Each Sunday, as you come into church, you can sit there and wait for a sense of God’s presence to come to you.  It might even happen from time to time.  You can go through the motions and come forward for a piece of bread and sip of wine, and then go home and reset your life to “normal” for another week.

But that’s not the freedom that Christ is calling you to.  That’s not the freedom that is available to you.  It’s not freedom at all, but consumption.  The real freedom in worship is to engage with all that we’ve been given – to engage with the words, and prayers, (and songs), and people.  To incorporate them into our lives and our thinking, to make them come alive, as they’re longing to do.  The real freedom of this faith is not about taking what’s yours as long as you want it, but about choosing to give yourself over to this faith.  Choosing to stop giving yourself over to other things that stand in the way, and instead, to take the tools of the faith and freeing yourself to let them work in you and use you.  Choosing to let the tools of the faith stay with you after you leave on Sunday morning, and choosing to let them inform and guide your life every day.

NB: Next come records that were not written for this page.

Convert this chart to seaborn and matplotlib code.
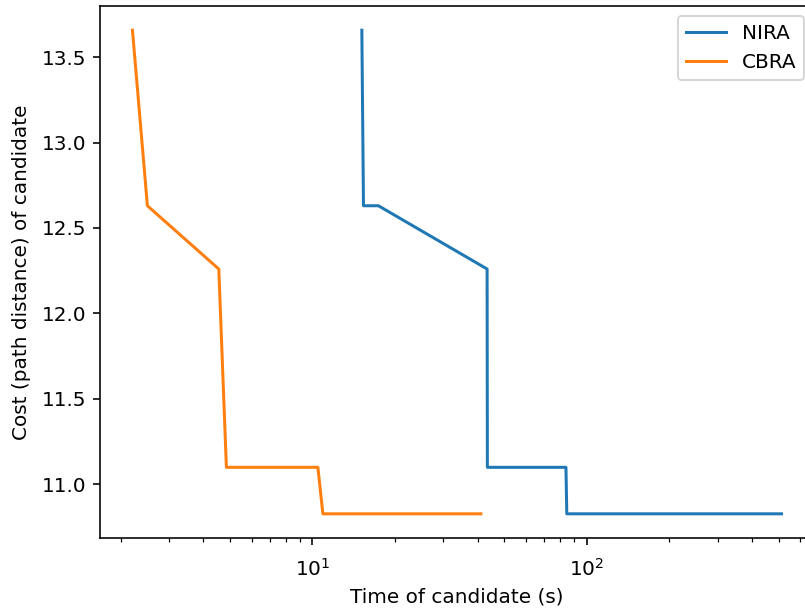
import pandas as pd
import seaborn as sns
import matplotlib.pyplot as plt

# Values
nira_time = [15.14, 15.35, 17.4, 43.3, 43.4, 83.9, 84.5, 512.0]
nira_cost = [13.657, 12.63, 12.63, 12.26, 11.10, 11.10, 10.828, 10.828]

cbra_time = [2.21, 2.505, 4.56, 4.86, 10.47, 10.92, 41.1]
cbra_cost = [13.657, 12.63, 12.26, 11.10, 11.10, 10.828, 10.828]

df = pd.concat([
    pd.DataFrame({'time': nira_time, 'cost': nira_cost, 'algo': 'NIRA'}),
    pd.DataFrame({'time': cbra_time, 'cost': cbra_cost, 'algo': 'CBRA'}),
], ignore_index=True)

# reference looks like a default matplotlib figure saved at 144 dpi and cropped
dpi = 144
fig = plt.figure(figsize=(805 / dpi, 609 / dpi), dpi=dpi)
ax = fig.add_axes([100 / 805, 71 / 609, 714 / 805, 532 / 609])

sns.lineplot(data=df, x='time', y='cost', hue='algo', sort=False, estimator=None,
             palette=['#1f77b4', '#ff7f0e'], linewidth=1.5, ax=ax)

ax.set_xscale('log')
ax.tick_params(axis='x', which='major', pad=6.5)
ax.set_xlabel('Time of candidate (s)')
ax.set_ylabel('Cost (path distance) of candidate', labelpad=5)
ax.legend(loc='upper right', title=None)

fig.savefig('out.png', dpi=dpi)
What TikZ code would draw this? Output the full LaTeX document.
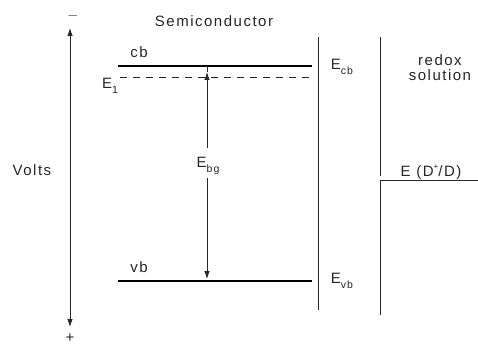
\documentclass[tikz,border=0pt]{standalone}
\usepackage{fontspec}
\setmainfont{Liberation Sans}[LetterSpace=10]
\usetikzlibrary{arrows.meta}
\newcommand\lbsub[1]{\raisebox{-0.35em}{\fontsize{10.5}{10.5}\selectfont #1}}
\newcommand\lbsup[1]{\raisebox{0.45em}{\fontsize{8}{8}\selectfont #1}}
\begin{document}
\begin{tikzpicture}[x=1pt,y=-1pt,
  lbl/.style={inner sep=0pt,font=\fontsize{15}{17}\selectfont,text=black!85},
  thinline/.style={line width=0.8pt,black!85},
  band/.style={line width=2.6pt,black},
  tip/.style={-{Latex[length=8pt,width=5.5pt]}}]
\useasboundingbox (0,0) rectangle (478,344);
% Volts axis
\coordinate (vtop) at (70,28);
\coordinate (vbot) at (70,327);
\coordinate (vmid) at (70,180);
\draw[thinline,tip] (vmid) -- (vtop);
\draw[thinline,tip] (vmid) -- (vbot);
\node[lbl] (minus) at (73,16) {$-$};
\node[lbl] (plus) at (70,338) {+};
\node[lbl] (volts) at (32,170) {Volts};
% title
\node[lbl] (semi) at (214,21) {Semiconductor};
% bands
\coordinate (cbL) at (118,66);
\coordinate (cbR) at (312,66);
\coordinate (vbL) at (118,281);
\coordinate (vbR) at (312,281);
\draw[band] (cbL) -- (cbR);
\draw[band] (vbL) -- (vbR);
\node[lbl] (cb) at (139,52) {cb};
\node[lbl] (vb) at (139,267) {vb};
% E1 dashed
\coordinate (e1L) at (120,77);
\coordinate (e1R) at (315,77);
\draw[thinline,dash pattern=on 7pt off 6pt] (e1L) -- (e1R);
\node[lbl] (e1) at (110,86) {E\lbsub{1}};
% Ebg arrow
\node[lbl] (ebg) at (208,166) {E\lbsub{bg}};
\coordinate (gtop) at (207,66);
\coordinate (gE1) at (207,72);
\coordinate (gvb) at (207,279);
\draw[thinline] (gtop) -- (gE1);
\draw[thinline,tip] (207,148) -- (gE1);
\draw[thinline,tip] (207,178) -- (gvb);
% interface
\coordinate (ifT) at (318,37);
\coordinate (ifB) at (318,310);
\draw[thinline] (ifT) -- (ifB);
\node[lbl] (ecb) at (342,67) {E\lbsub{cb}};
\node[lbl] (evb) at (342,281) {E\lbsub{vb}};
% solution side
\coordinate (sT) at (380,37);
\coordinate (sM) at (380,176);
\coordinate (sH) at (380,180);
\coordinate (sB) at (380,315);
\coordinate (sR) at (478,180);
\draw[thinline] (sT) -- (sM);
\draw[thinline] (sR) -- (sH) -- (sB);
\node[lbl,align=center] (redox) at (440,68) {redox\\[-2pt]solution};
\node[lbl] (ed) at (431,172) {E (D\lbsup{+}/D)};
\end{tikzpicture}
\end{document}
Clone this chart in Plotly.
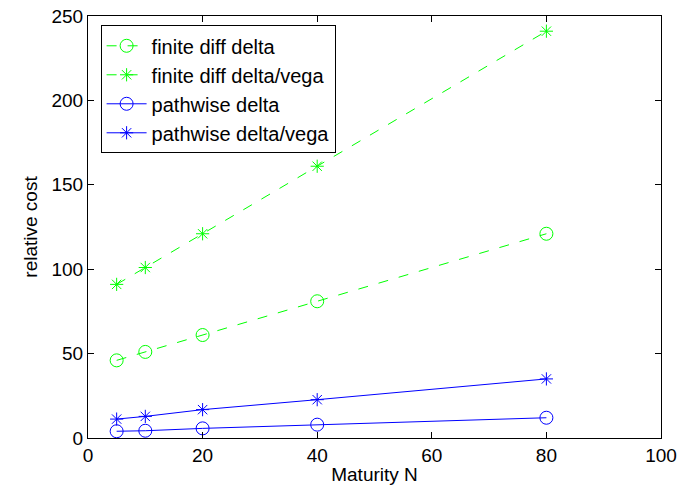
import plotly.graph_objects as go

maturity = [5, 10, 20, 40, 80]
fd_delta = [46, 51, 61, 81, 121]
fd_delta_vega = [91, 101, 121, 161, 241]
pw_delta = [4.0, 4.3, 5.7, 7.9, 12]
pw_delta_vega = [11.2, 12.8, 16.8, 22.7, 35]

green = "#00ff00"
blue = "#0000ff"

fig = go.Figure()
series = [
    ("finite diff delta", fd_delta, green, "10px,11px", "circle-open", 13),
    ("finite diff delta/vega", fd_delta_vega, green, "10px,11px", "asterisk-open", 11),
    ("pathwise delta", pw_delta, blue, "solid", "circle-open", 13),
    ("pathwise delta/vega", pw_delta_vega, blue, "solid", "asterisk-open", 11),
]
for name, ys, col, dash, sym, sz in series:
    fig.add_trace(go.Scatter(
        x=maturity, y=ys, name=name, mode="lines+markers",
        line=dict(color=col, width=1, dash=dash),
        marker=dict(symbol=sym, size=sz, color=col, line=dict(color=col, width=1)),
    ))

axis_common = dict(
    showgrid=False, zeroline=False, showline=True, linecolor="black", linewidth=1,
    mirror="ticks", ticks="inside", ticklen=6, tickcolor="black",
    tickfont=dict(size=19, color="black"),
)
fig.update_xaxes(range=[0, 100], dtick=20,
                 title=dict(text="Maturity N", font=dict(size=19, color="black"), standoff=2),
                 **axis_common)
fig.update_yaxes(range=[0, 250], dtick=50,
                 title=dict(text="relative cost", font=dict(size=19, color="black"), standoff=8),
                 **axis_common)

fig.update_layout(
    width=687, height=493,
    margin=dict(l=88, r=26, t=16, b=55, autoexpand=False),
    paper_bgcolor="white", plot_bgcolor="white",
    font=dict(family="Liberation Sans, Arial, sans-serif", size=19, color="black"),
    legend=dict(
        x=0.022, y=0.978, xanchor="left", yanchor="top",
        bgcolor="white", bordercolor="black", borderwidth=1,
        font=dict(size=20), tracegroupgap=0, itemwidth=40,
    ),
)
fig.write_html("out.html", config={"displayModeBar": False},
               post_script="document.body.style.margin='0px';")
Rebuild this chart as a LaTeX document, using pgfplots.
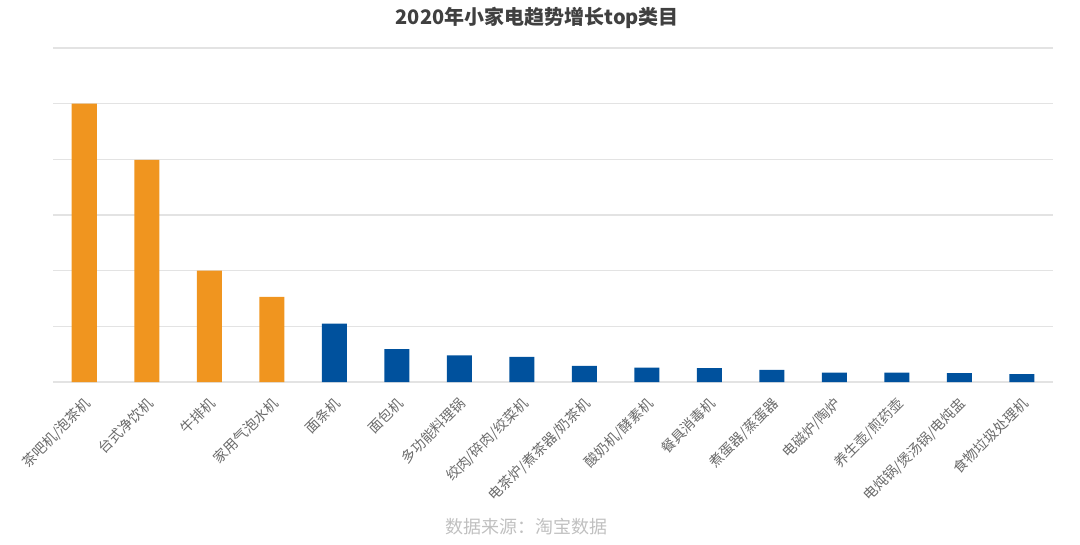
\documentclass[border=0pt]{standalone}
\usepackage{fontspec}
\setmainfont{Noto Sans CJK SC}
\usepackage{pgfplots}
\pgfplotsset{compat=1.18}
\definecolor{barorange}{HTML}{F0951F}
\definecolor{barblue}{HTML}{00519D}
\definecolor{gridgray}{HTML}{E3E3E3}
\definecolor{labelgray}{HTML}{6A6A6A}
\definecolor{titlegray}{HTML}{404040}
\definecolor{srcgray}{HTML}{C0C0C0}
\begin{document}
\begin{tikzpicture}
\begin{axis}[
    scale only axis,
    width=750pt, height=250.5pt,
    at={(39.75pt,121.5pt)}, anchor=south west,
    xmin=-0.5, xmax=15.5, ymin=0, ymax=6,
    ytick={0,1,...,6}, yticklabels={},
    ymajorgrids, grid style={gridgray, line width=0.9pt},
    axis line style={draw=none},
    major tick length=0pt,
    xtick={0,1,...,15},
    xticklabels={茶吧机/泡茶机,台式净饮机,牛排机,家用气泡水机,面条机,面包机,多功能料理锅,绞肉/碎肉/绞菜机,电茶炉/煮茶器/奶茶机,酸奶机/酵素机,餐具消毒机,煮蛋器/蒸蛋器,电磁炉/陶炉,养生壶/煎药壶,电炖锅/煲汤锅/电炖盅,食物垃圾处理机},
    xticklabel style={rotate=45, anchor=north east, font=\fontsize{10.5}{12}\selectfont, text=labelgray, inner sep=1pt, xshift=-7pt, yshift=-6pt},
    ybar, bar width=18.75pt,
]
\addplot[fill=barorange, draw=none, bar shift=0pt] coordinates {
    (0,5.00) (1,3.99) (2,2.00) (3,1.53)
};
\addplot[fill=barblue, draw=none, bar shift=0pt] coordinates {
    (4,1.05) (5,0.59) (6,0.48) (7,0.45) (8,0.29) (9,0.26) (10,0.25)
    (11,0.22) (12,0.17) (13,0.17) (14,0.16) (15,0.14)
};
\end{axis}
\node[font=\bfseries\fontsize{15}{18}\selectfont, text=titlegray] at (403pt,394.5pt) {2020年小家电趋势增长top类目};
\node[font=\fontsize{13.5}{16}\selectfont, text=srcgray] at (394.5pt,12.75pt) {数据来源：淘宝数据};
\pgfresetboundingbox
\useasboundingbox (0,0) rectangle (810pt,408pt);
\end{tikzpicture}
\end{document}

No one is standing over you demanding that of you.  And I’m completely convinced that if your only interaction with faith in Jesus Christ is about coming to church on Sunday and getting your little piece of the pie, then God will still love you more than you can imagine.  You don’t have that to lose.

The freedom that Christ has in store for you is never about loss – one way or another.  It’s only about gaining your best self.  It’s only ever about love.  Amen.